Why we should keep our youth engaged with education

The Power of Travel

Author, Jamie Wansey (Owner / Founder of The Foundation of Student Horizons)

On my desk in my office sits this photograph. It puts a smile on my face.

The Covid-19 crisis and the associated catastrophic impact on Student Horizons (and the rest of the travel and tourism industry) and on our people has shaken my resolve at times over the last 6 months. It has shaken my steadfastness on the odd occasion to keep going.

This photo motivates me to persevere and to persist and to keep going. It kicks me into action. It boots out any self-pity creeping in. I remember how incredibly fortunate I am. It reminds me of the significant value one gains through travel. It affirms to me how important Student Horizons work is, that we have real purpose and we are making a difference in society. Fundamentally, I feel a sense of enormous gratitude to be serving in a field that has a social impact in the world. 

I landed in South Africa in 1996. I was eighteen. On reflection, it was a very special time in the history of the country with a great sense of hope in the air. The apartheid had only recently ended, and Nelson Mandela was of course President, the country’s first black head of state. 

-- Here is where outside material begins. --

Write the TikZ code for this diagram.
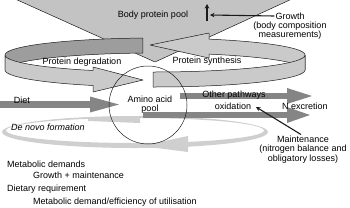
\documentclass[tikz,border=0pt]{standalone}
\usepackage{fontspec}
\setmainfont{Liberation Sans}
\usetikzlibrary{arrows.meta,positioning}
\definecolor{ink}{HTML}{1A1A1A}
\definecolor{poolc}{HTML}{C3C3C3}
\definecolor{ringlt}{HTML}{CACACA}
\definecolor{ringdk}{HTML}{9D9D9D}
\definecolor{flow}{HTML}{858585}
\definecolor{novo}{HTML}{CFCFCF}
\tikzset{
  lbl/.style={font=\fontsize{9}{9.6}\selectfont,inner sep=0pt,align=center},
  llbl/.style={lbl,anchor=west},
  rim/.style={draw=ink,line width=0.5pt,line join=round},
  fat/.style 2 args={flow,line width=#1,-{Triangle[length=#2,width=16pt,line width=0pt]}},
  ptr/.style={ink,line width=1.1pt,-{Stealth[length=4.5pt,width=4.5pt]}},
  aapool/.style={circle,draw=ink,line width=0.5pt,minimum size=78pt,inner sep=0pt},
}
\begin{document}
\begin{tikzpicture}[x=1pt,y=-1pt]
  \useasboundingbox (0,0) rectangle (350,207);
  % de novo loop underneath
  \fill[novo,even odd rule] (135,132) ellipse [x radius=133,y radius=16]
    (135,130.5) ellipse [x radius=129,y radius=12.5];
  \fill[novo] (88,117.5) -- (140,116.5) -- (140,123) -- (88,121) -- cycle;
  \fill[novo] (188,136) -- (141,146) -- (188,152) -- cycle;
  % flows out of / into the pool
  \coordinate (dsrc) at (-2,104.5);  \coordinate (dtip) at (119,104.5);
  \coordinate (osrc) at (180,96);    \coordinate (otip) at (312,96);
  \coordinate (nsrc) at (143,115);   \coordinate (ntip) at (310,115);
  \draw[fat={6pt}{23pt}] (nsrc) -- (ntip);
  \draw[fat={6pt}{25pt}] (osrc) -- (otip);
  \draw[fat={7pt}{29pt}] (dsrc) -- (dtip);
  % body protein pool
  \filldraw[rim,fill=poolc] (13,-2) -- (294,-2) -- (155,62) -- cycle;
  % turnover ring: back halves first
  \filldraw[rim,fill=ringlt] plot[domain=0:-68.9,samples=40] ({155+150*cos(\x)},{55+17*sin(\x)})
    -- (209,33) -- (150,45) -- (209,58)
    -- plot[domain=-68.9:0,samples=40] ({155+150*cos(\x)},{70+17*sin(\x)}) -- cycle;
  \filldraw[rim,fill=ringdk] plot[domain=265.4:180,samples=40] ({155+150*cos(\x)},{55+17*sin(\x)})
    -- plot[domain=180:265.4,samples=40] ({155+150*cos(\x)},{70+17*sin(\x)}) -- cycle;
  \filldraw[rim,fill=ringlt] plot[domain=90.76:0,samples=40] ({155+150*cos(\x)},{55+17*sin(\x)})
    -- plot[domain=0:90.76,samples=40] ({155+150*cos(\x)},{70+17*sin(\x)}) -- cycle;
  \filldraw[rim,fill=ringlt] plot[domain=180:114.4,samples=40] ({155+150*cos(\x)},{55+17*sin(\x)})
    -- (93,67) -- (143,80) -- (93,92)
    -- plot[domain=114.4:180,samples=40] ({155+150*cos(\x)},{70+17*sin(\x)}) -- cycle;
  % amino acid pool
  \node[aapool,lbl] (aap) at (148,105) {};
  \node[lbl] (aaptxt) at (150,104.5) {Amino acid\\pool};
  % labels
  \node[lbl] (bpp) at (153,15) {Body protein pool};
  \node[lbl] (deg) at (82,62) {Protein degradation};
  \node[lbl] (syn) at (207,61) {Protein synthesis};
  \node[lbl] (diet) at (22,100) {Diet};
  \node[lbl,font=\fontsize{9}{9.6}\selectfont\itshape] (novo) at (48,127) {De novo formation};
  \node[lbl] (oth) at (234,95) {Other pathways};
  \node[lbl] (oxi) at (233,106) {oxidation};
  \node[lbl] (nex) at (305,106) {N excretion};
  \node[lbl,inner sep=1pt] (growth) at (290,16) {Growth};
  \node[lbl] (bodyc) at (290,30.5) {(body composition\\measurements)};
  \node[lbl,inner sep=1pt] (maint) at (303,149.5) {Maintenance\\(nitrogen balance and\\obligatory losses)};
  \node[llbl] (md) at (7,164) {Metabolic demands};
  \node[llbl] (gm) at (33,175.5) {Growth + maintenance};
  \node[llbl] (dr) at (7,189.5) {Dietary requirement};
  \node[llbl] (mde) at (33,202) {Metabolic demand/efficiency of utilisation};
  % pointers
  \coordinate (gtip) at (210,15);
  \coordinate (gbase) at (207,21);  \coordinate (gup) at (207,4);
  \coordinate (mtip) at (256,107);
  \draw[ptr] (growth.west) -- (gtip);
  \draw[ptr] (gbase) -- (gup);
  \draw[ptr] ([xshift=-2pt]maint.north) -- (mtip);
\end{tikzpicture}
\end{document}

I would work at two ‘placements’ during my time in South Africa. I would coach sport at a large independent school (St Johns College) in central Johannesburg and I would teach English at a rural African farm school near Tzaneen in the province of Northern Transvaal, subsequently renamed Limpopo. It goes without saying I absolutely loved both my placements, each one providing me with a raft of different “experiences for life”. 

The placements and the experiences I would have at each school could not have been more different from one another. They were the antithesis. The former exemplified white privilege and the latter, rural, poor subsistence living for the majority of black South Africans.

Jamie Wansey in Africa

In living and working in both environments for extended periods of time, I would be fortunate to gain some understanding of the white South African point of view (both English and Afrikaans) and then also some understanding of the black South African perspective. For these experiences and insights at a young age I will be forever grateful. Gaining a first-hand understanding of others and otherness in a different country helps to broaden one’s mind. It helps to instil balance on the judgement of others. It helps to dispel prejudices.

My travel experiences in Africa at age eighteen helped me to gain a more well-rounded impression of the challenges being experienced by both whites and blacks in South Africa at that time. I came away with a broader perspective on life in South Africa and what it meant to be black and white post-apartheid. I now understood the importance of seeing matters through different people’s lenses.

My work and travel in South Africa are to this day one of the best periods of my life. It set me on a projectory of adventure and exploration across the globe. It gave me the confidence to embrace life to the fullest and ultimately the confidence to establish an organisation with my wife, with a core purpose to deliver experiences for life to young people through travel.

Right now, I draw on the memories, experiences and learnings of my travels in South Africa as a young person, for motivation to rebuild Student Horizons out of this Covid crisis, into an even more purposeful organisation than it was before. Student Horizons is in business to help create better human beings. This is something we will never give up on. Travel will resume and will change the world again and Student Horizons will be there to facilitate and deliver.